Interestingly, Roussel argues that not only the newsroom is changing but so is the public. He says that people are more likely now to join in collaborative. They are getting soldiers to video their experiences in Afghanistan and Iraq (some of it too gruesome to show, Roussel says). And when they asked their readers to show the impact of warming on their gardens (there will always be an England), more than 600 sent in photos. Networked journalism, that is.

Roussel emphasizes that that they are not getting it all right and that they have contractual issues with print and online staff, workflow issues primarily involving production, and technical issues (what newspaper doesn’t?). But he says that the full story of the Telegraph’s successes is not being told.

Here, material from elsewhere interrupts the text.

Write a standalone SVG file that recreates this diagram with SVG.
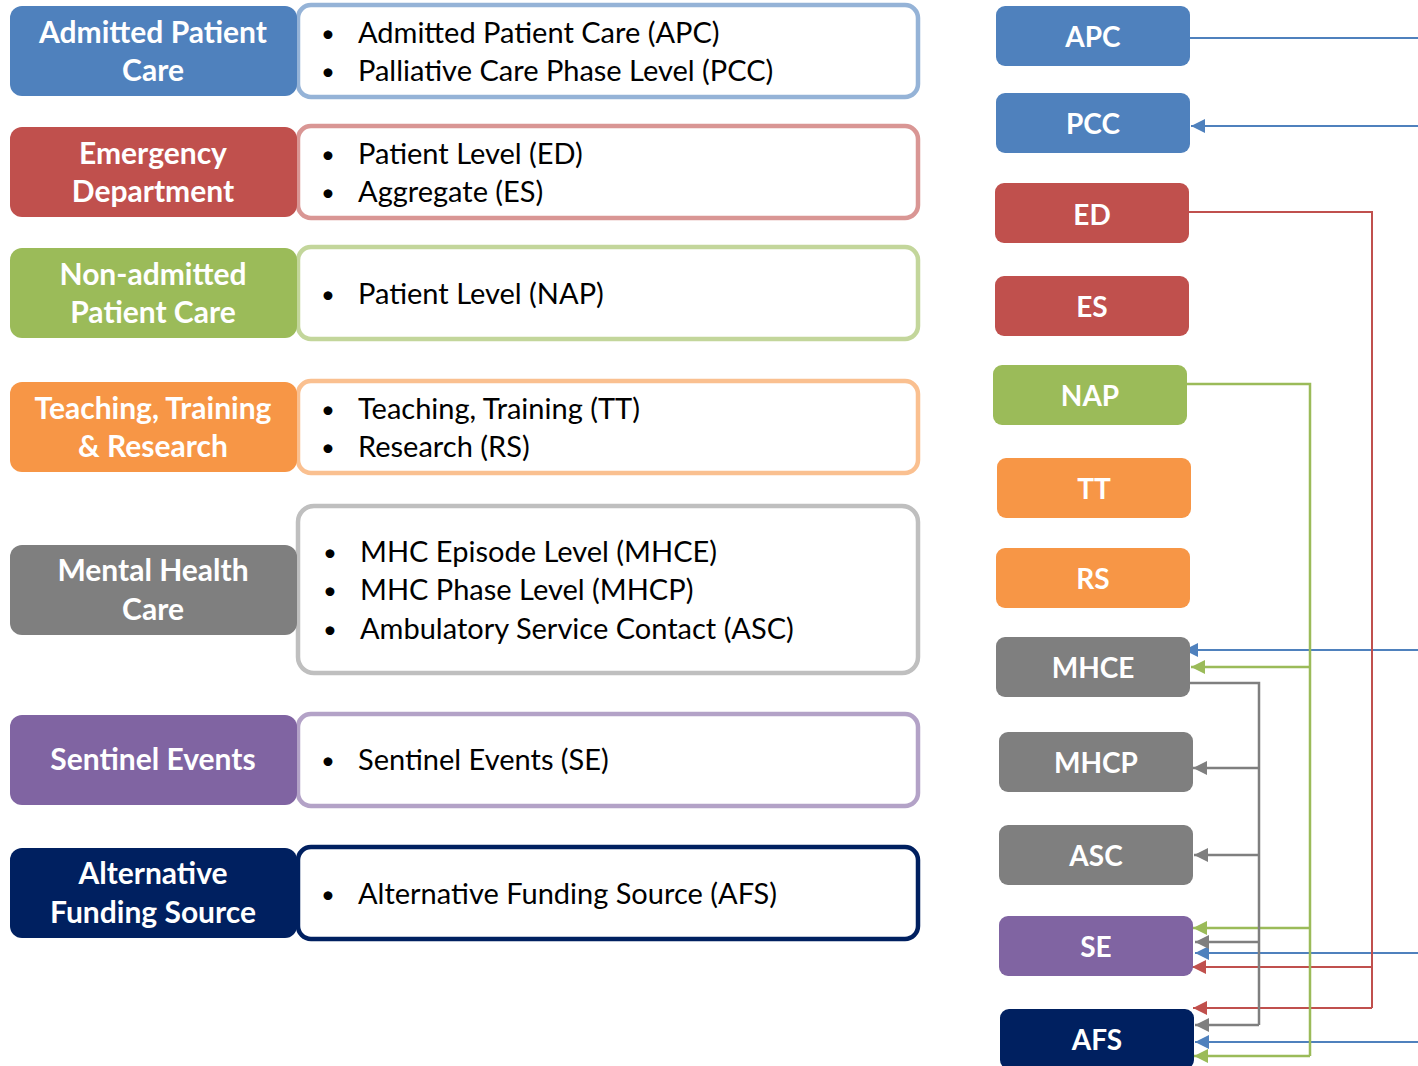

Because I’m a media wonk, I’m fond of the coverage of the industry in British papers — it may be a bit much for some but I wish we had more such coverage here. And I also wish we had more competition here, for that would improve this coverage. By this afternoon, the Guardian responded late, by necessity, but compensated with volume; I count 27 links to coverage, including even a special-edition podcast. The Independent had up just a few links, but the BBC had more than a dozen. Sadly, the Press Gazette folded this week, so it was silent. Overdose? Not for media porn junkies. And that is the real moral to this story: competition is good for it is spawning innovation.

(Disclosures: I write and have consulted for the Telegraph’s fierce competitor and I was also introducing Roussel to Daylife).